Die COP26 war ein Desaster. Die Stimmen der Zivilgesellschaften des Südens wurden kaum gehört, die neuen Verpflichtungen zur CO2-Reduktion, seitens der Industrie- wie seitens der Schwellenländer, waren viel zu niedrig und die Zusagen für Nord-Süd-Finanztransfers völlig unzureichend. Vor allem aber zeigte die Konferenz keine globalen klimakompatiblen Entwicklungsperspektiven auf; die Diskussionen, zum Beispiel über globale Karbonmärkte, gingen an einer solchen Fragestellung völlig vorbei. Was beschlossen wurde, kommt über zehn Jahre zu spät, was man hätte beschließen müssen, wurde nicht einmal angerissen.

Dieses Scheitern hat Methode. Als 1992 der „Earth Summit“ in Rio den Klimawandel auf die internationale Tagesordnung setzte, lag die CO2-Konzentration in der Erdatmosphäre noch bei etwa 350 „parts per million“ (ppm). Das waren schon 70 ppm mehr als vor der Industrialisierung, doch vielleicht hätte man die Erderwärmung noch mithilfe einer technologischen Anpassung aufhalten können. Eine Umstellung des Wirtschaftsmodells der Industrieländer auf erneuerbare Energien hätte auch für die Schwellenländer eine Signalwirkung gehabt und den Entwicklungsländern frühzeitig einen kostengünstigen Zugang zu den Technologien ermöglicht.

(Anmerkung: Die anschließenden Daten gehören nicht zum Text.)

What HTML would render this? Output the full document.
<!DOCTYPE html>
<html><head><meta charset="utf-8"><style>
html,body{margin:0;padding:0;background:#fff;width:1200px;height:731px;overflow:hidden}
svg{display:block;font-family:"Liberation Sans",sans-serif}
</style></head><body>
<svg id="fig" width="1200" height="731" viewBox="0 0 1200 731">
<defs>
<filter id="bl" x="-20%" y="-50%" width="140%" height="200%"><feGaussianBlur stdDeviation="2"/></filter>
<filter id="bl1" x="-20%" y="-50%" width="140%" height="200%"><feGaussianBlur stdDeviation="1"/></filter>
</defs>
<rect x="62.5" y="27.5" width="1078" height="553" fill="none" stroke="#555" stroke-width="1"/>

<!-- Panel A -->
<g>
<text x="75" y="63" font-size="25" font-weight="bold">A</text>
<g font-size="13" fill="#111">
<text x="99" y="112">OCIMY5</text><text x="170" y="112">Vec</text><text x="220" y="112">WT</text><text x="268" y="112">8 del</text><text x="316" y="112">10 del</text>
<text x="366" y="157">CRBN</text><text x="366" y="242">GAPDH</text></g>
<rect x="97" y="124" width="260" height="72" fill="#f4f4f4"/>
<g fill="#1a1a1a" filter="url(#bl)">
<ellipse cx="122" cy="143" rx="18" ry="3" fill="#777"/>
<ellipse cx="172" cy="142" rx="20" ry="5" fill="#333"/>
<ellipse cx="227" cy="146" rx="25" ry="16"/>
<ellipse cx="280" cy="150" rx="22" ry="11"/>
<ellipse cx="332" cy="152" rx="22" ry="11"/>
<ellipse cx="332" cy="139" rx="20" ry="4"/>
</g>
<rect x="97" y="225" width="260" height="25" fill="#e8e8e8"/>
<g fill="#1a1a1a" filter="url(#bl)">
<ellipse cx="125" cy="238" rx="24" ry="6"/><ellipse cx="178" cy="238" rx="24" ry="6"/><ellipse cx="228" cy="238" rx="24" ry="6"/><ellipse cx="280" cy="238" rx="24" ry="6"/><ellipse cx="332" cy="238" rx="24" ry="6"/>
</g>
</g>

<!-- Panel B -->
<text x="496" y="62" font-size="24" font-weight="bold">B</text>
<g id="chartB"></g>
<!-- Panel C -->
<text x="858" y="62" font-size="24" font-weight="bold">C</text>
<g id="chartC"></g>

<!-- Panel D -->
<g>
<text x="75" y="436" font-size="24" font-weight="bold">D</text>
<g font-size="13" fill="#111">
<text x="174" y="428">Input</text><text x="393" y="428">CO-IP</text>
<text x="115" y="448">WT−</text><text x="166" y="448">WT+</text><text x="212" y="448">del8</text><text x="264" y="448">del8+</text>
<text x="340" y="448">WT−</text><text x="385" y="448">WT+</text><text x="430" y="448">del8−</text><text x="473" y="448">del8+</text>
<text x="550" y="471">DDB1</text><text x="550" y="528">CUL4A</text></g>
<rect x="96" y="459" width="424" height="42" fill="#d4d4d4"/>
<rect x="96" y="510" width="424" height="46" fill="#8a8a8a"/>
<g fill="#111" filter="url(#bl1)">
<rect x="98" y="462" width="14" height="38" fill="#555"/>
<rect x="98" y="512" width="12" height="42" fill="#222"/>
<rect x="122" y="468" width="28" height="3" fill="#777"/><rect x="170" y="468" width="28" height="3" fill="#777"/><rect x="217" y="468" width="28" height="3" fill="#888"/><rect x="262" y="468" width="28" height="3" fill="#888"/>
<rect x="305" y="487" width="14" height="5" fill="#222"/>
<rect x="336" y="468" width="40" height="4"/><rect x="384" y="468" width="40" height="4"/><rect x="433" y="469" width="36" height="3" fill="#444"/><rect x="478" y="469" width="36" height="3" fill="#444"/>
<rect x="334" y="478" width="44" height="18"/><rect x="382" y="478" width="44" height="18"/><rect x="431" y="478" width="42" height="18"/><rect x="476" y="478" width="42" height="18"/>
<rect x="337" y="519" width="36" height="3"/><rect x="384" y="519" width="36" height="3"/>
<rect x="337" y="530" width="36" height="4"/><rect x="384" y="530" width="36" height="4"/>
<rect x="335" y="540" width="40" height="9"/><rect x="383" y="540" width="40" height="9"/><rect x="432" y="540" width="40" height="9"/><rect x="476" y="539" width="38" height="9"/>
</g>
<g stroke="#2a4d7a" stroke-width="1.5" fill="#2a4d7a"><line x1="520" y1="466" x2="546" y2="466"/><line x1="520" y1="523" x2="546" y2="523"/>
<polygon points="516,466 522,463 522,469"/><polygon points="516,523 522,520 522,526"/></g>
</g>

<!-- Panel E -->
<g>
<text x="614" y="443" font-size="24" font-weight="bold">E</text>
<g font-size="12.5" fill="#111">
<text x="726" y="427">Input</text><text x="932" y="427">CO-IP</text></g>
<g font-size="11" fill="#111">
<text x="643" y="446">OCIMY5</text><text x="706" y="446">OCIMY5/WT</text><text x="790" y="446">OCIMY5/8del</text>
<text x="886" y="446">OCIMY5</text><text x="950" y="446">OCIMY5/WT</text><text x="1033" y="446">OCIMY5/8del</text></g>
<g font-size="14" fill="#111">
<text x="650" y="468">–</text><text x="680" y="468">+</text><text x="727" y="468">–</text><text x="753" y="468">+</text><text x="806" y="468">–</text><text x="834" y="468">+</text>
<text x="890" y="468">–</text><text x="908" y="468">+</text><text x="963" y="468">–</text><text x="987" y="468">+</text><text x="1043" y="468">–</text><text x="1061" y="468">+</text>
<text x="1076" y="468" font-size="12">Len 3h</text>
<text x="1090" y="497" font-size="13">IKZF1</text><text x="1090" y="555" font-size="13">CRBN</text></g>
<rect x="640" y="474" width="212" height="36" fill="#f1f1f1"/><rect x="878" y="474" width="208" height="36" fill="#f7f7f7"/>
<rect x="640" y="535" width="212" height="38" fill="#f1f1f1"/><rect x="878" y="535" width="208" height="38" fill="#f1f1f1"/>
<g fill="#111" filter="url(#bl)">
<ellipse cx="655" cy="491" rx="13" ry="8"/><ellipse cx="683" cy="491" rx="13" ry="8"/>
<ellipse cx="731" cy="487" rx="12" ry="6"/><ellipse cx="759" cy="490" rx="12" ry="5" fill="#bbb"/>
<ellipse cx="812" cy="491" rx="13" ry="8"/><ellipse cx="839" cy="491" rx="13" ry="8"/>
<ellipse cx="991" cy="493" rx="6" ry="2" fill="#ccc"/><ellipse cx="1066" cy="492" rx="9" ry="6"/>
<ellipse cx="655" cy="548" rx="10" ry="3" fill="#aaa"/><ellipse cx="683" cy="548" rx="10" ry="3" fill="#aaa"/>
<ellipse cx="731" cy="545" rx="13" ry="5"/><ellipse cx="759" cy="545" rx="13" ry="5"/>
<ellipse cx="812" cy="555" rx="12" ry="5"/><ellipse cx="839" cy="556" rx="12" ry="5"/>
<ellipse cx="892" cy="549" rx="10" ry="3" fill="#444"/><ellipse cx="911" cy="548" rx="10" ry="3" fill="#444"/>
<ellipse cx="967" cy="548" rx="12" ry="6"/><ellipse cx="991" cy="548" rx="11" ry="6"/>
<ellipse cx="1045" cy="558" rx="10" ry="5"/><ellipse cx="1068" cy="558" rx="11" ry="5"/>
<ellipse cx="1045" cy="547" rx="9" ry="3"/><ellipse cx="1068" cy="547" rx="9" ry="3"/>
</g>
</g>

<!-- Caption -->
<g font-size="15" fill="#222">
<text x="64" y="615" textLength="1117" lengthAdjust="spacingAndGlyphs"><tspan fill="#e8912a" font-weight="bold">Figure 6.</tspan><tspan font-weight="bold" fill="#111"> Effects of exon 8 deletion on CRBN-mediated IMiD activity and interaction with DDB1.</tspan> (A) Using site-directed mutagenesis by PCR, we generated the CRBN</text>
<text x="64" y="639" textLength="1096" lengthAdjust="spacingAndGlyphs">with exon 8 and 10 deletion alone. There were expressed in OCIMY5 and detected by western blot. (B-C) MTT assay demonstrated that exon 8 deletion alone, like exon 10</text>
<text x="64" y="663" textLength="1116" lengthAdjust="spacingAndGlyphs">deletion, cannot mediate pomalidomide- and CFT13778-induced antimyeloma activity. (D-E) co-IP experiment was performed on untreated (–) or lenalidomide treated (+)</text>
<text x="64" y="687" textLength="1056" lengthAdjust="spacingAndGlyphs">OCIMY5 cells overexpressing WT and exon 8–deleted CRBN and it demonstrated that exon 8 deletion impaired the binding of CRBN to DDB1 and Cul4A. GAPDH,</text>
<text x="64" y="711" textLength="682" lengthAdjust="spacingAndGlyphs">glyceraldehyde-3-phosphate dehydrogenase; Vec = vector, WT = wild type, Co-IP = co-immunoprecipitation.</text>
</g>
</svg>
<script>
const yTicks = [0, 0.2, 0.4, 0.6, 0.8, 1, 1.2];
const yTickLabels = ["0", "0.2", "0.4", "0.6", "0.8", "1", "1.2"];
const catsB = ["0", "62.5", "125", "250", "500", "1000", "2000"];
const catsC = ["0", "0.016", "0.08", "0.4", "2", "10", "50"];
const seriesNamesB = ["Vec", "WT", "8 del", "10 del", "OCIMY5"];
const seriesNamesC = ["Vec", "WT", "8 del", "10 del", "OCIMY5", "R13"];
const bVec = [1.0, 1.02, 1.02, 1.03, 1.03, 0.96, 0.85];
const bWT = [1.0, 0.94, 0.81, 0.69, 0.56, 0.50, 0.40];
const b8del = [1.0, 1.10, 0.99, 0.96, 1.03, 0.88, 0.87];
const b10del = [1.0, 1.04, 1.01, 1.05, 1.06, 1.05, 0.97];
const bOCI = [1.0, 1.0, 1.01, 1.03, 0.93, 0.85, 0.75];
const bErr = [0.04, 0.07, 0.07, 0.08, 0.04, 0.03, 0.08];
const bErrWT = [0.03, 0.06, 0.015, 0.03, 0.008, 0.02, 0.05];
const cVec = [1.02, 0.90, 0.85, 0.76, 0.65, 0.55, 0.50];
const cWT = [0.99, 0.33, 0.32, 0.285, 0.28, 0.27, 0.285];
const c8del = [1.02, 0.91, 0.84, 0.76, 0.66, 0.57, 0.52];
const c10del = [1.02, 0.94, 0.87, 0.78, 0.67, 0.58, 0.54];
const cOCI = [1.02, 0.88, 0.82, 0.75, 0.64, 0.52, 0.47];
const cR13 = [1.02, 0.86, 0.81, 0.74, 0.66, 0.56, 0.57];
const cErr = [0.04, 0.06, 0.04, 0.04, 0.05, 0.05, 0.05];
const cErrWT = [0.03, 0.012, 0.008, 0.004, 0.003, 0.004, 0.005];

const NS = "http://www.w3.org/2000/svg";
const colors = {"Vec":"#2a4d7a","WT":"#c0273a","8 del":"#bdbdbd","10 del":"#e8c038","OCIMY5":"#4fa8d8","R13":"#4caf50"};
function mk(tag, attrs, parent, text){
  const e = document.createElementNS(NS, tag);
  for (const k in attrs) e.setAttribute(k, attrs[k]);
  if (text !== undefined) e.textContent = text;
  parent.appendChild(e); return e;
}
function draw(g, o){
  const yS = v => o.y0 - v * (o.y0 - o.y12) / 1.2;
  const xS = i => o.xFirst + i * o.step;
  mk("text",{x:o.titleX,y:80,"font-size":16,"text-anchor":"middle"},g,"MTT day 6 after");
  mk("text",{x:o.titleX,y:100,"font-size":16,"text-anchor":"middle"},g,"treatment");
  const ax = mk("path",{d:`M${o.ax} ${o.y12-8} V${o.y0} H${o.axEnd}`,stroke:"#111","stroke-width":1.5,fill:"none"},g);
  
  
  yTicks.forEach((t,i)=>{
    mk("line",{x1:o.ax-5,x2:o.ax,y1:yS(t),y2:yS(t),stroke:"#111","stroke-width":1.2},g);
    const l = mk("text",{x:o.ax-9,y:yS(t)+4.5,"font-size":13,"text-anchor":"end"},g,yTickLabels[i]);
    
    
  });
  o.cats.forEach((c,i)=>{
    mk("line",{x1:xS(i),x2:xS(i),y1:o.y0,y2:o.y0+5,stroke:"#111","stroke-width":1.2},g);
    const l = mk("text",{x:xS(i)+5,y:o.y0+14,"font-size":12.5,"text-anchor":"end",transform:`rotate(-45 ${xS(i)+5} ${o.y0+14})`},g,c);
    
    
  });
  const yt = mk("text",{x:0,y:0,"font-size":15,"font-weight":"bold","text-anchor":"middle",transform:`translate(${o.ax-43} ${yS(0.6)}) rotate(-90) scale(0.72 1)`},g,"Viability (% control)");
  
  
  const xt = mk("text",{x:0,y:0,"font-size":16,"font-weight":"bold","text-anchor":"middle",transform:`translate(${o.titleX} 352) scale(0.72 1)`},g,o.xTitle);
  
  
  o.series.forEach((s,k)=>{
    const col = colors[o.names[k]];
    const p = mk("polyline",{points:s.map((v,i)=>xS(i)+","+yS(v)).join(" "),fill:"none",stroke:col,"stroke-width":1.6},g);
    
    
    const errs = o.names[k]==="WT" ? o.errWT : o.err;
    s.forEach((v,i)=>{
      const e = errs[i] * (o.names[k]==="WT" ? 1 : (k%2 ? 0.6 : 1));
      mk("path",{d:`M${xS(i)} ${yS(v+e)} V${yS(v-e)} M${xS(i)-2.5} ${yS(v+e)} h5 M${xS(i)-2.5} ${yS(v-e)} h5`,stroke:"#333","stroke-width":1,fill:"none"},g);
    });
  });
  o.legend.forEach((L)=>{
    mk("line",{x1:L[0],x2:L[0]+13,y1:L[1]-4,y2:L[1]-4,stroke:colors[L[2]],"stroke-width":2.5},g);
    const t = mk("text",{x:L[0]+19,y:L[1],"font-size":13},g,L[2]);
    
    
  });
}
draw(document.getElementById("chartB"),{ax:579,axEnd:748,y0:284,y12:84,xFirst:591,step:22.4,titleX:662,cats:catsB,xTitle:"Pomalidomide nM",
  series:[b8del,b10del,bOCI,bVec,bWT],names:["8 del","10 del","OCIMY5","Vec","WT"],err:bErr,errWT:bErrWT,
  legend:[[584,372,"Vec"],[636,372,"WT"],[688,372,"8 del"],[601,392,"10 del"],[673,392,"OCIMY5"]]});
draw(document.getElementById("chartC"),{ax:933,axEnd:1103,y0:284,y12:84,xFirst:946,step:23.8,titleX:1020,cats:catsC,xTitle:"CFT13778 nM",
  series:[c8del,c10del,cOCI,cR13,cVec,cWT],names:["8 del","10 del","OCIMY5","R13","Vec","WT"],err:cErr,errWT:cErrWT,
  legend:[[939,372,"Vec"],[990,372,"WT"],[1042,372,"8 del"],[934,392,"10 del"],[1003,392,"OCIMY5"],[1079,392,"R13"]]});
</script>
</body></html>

Das diesen Anforderungen entsprechende Kyoto-Protokoll trat jedoch erst 2005 in Kraft – zu spät, um noch zielführend zu sein. Die CO2-Konzentration lag inzwischen bei 380 ppm; nun schienen größere Anstrengungen zum Klimaschutz geboten. Bei der Klimakonferenz 2009 in Kopenhagen stand das 1,5-Grad-Ziel bereits zur Debatte und es war klar, dass die Schwellen- und Entwicklungsländer für den Ausstieg aus fossilen Energien massive Finanztransfers benötigen würden. Doch es blieb beim Zwei-Grad-Ziel und einem vagen Versprechen über 100 Millionen Dollar jährlich … ab 2020. Hätte man beides sofort beschlossen, vielleicht hätte man dann den Klimawandel mittels Technologie- und Finanztransfers noch stoppen können. 2015 kam endlich das Pariser Abkommen zustande; angewendet wird es erst ab kommendem Jahr. Wieder einmal zu spät, um seinem Zweck gerecht zu werden.

Den Preis für die Stabilisierung der Erderwärmung würden Entwicklungs- und Schwellenländer zahlen.

Mittlerweile liegt die CO2-Konzen- tration bei 415 ppm, die internationalen Beziehungen sind frostiger denn je und der globale Süden muss befürchten, nach Finanz- und Covidkrise auf der Strecke zu bleiben. Dies umso mehr, als sich die klimapolitischen Finanztransfers als viel zu gering erweisen und teilweise in Form von Darlehen erfolgen. Mit anderen Worten: Sollte die Erderwärmung in den kommenden Jahrzehnten auf diese Weise auf einem akzeptablen Niveau stabilisiert werden, dann würden die Entwicklungs- und wohl auch die Schwellenländer dafür einen hohen Preis zahlen in Form von Überschuldung und Verarmung.

Technologien und fixe Finanzhilfen werden nicht mehr ausreichen, um eine gerechte weltweite Transition zu ermöglichen. Was auf der COP26 noch nicht diskutiert wurde und trotzdem zeitnah beschlossen und umgesetzt werden muss, ist ein „Global Green New Deal“. Und zwar nicht einer von der Art, wie ihn die UN bereits zur Erreichung der „Sustainable Development Goals“ propagiert, im Rahmen klassischer zwischenstaatlicher diplomatischer und Wirtschaftsbeziehungen. Um den Klimawandel ohne riesige Kollateralschäden zu stoppen, braucht es einen gemeinsamen Plan für die langfristige weltweite wirtschaftliche und soziale Entwicklung. Das läuft darauf hinaus, die lokalen Entwicklungsdefizite als „inländische“ Probleme zu begreifen, für deren Behebung die besser gestellten Regionen des Planeten gemeinsam zuständig sind. Und zwar noch ehe es auch dafür zu spät ist.